----- Recorded information
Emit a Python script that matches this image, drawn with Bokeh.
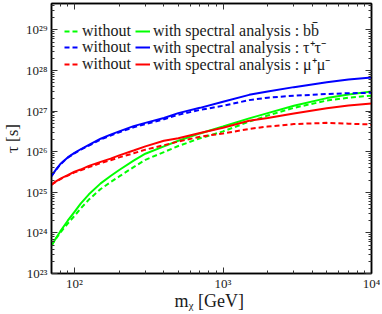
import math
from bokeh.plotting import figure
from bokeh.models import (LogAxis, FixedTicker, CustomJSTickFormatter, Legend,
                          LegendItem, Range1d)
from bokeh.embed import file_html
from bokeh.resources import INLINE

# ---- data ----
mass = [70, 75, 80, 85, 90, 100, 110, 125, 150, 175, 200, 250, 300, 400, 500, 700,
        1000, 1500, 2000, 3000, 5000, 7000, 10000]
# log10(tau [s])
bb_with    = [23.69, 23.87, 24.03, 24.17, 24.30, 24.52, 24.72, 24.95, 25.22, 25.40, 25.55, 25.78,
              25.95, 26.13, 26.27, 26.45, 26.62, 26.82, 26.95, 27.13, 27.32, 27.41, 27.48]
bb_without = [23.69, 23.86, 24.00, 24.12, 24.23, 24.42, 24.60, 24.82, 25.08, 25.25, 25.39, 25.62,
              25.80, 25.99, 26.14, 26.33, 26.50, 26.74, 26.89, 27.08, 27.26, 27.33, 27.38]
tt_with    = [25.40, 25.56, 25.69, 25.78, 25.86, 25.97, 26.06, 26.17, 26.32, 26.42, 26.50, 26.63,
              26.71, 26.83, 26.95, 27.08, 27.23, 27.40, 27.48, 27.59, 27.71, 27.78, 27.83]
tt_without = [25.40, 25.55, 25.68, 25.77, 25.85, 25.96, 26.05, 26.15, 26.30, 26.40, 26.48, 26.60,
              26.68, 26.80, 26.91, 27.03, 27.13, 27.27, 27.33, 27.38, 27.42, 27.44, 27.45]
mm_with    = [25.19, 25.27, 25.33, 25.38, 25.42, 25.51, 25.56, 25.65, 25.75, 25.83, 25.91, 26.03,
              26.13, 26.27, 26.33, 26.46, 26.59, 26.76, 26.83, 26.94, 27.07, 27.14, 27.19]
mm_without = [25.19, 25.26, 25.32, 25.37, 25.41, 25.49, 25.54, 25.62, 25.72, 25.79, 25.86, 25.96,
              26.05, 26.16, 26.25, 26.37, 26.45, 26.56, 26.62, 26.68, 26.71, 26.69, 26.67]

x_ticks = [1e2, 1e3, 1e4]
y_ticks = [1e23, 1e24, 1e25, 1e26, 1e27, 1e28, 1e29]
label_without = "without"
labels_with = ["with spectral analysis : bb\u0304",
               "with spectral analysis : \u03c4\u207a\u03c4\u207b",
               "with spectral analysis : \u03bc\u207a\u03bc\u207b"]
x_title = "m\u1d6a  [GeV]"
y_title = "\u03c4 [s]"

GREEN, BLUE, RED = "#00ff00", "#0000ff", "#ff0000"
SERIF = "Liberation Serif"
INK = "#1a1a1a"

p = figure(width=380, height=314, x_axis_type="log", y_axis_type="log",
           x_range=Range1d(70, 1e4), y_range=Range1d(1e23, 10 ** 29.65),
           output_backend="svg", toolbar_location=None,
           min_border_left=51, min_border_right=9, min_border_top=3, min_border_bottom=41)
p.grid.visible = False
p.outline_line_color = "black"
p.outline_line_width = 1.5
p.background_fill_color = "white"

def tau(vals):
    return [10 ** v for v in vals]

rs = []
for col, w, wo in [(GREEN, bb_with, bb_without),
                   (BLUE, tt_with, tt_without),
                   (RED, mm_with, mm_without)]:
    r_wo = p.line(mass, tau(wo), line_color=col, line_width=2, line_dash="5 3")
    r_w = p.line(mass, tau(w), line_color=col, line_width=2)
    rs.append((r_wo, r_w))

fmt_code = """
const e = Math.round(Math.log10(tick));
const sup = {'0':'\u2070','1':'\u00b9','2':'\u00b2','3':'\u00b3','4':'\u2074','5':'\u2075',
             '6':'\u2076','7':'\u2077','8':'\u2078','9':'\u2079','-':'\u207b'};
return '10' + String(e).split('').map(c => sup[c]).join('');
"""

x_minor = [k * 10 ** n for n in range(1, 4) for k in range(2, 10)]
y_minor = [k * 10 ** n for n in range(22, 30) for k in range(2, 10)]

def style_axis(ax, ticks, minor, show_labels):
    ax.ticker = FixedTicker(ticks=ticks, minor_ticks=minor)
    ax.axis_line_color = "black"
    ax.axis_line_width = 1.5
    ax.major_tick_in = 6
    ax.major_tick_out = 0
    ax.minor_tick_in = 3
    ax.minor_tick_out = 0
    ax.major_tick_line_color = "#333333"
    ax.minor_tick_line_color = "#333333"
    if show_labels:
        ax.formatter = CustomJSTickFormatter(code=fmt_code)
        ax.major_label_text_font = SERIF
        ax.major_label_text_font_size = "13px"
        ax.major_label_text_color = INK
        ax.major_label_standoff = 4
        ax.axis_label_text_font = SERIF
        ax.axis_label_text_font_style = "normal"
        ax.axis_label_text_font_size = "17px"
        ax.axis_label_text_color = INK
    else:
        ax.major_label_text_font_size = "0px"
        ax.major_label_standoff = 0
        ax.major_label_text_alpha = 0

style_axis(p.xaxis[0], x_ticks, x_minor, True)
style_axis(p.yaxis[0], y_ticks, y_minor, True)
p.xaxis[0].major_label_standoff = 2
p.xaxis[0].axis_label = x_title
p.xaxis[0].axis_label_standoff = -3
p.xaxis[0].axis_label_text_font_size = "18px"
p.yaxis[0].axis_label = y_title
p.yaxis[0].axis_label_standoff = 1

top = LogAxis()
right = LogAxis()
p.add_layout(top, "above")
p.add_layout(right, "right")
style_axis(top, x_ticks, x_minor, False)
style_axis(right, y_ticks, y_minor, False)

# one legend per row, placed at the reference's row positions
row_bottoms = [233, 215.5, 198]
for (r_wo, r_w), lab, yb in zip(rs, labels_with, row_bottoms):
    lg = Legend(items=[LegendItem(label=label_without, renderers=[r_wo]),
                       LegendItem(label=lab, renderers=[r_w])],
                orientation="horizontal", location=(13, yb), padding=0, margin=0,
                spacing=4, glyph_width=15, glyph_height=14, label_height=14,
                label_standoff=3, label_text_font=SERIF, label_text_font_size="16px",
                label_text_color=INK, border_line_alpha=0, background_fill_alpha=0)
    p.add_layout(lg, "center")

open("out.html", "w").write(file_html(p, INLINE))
----------
* [The exercise]: Exactly as written, please give again the lines from the beginning of the listing through the line containing "from bokeh.resources import INLINE", inclusive, without any pictures.

* [Completed task]:
Emit a Python script that matches this image, drawn with Bokeh.
import math
from bokeh.plotting import figure
from bokeh.models import (LogAxis, FixedTicker, CustomJSTickFormatter, Legend,
                          LegendItem, Range1d)
from bokeh.embed import file_html
from bokeh.resources import INLINE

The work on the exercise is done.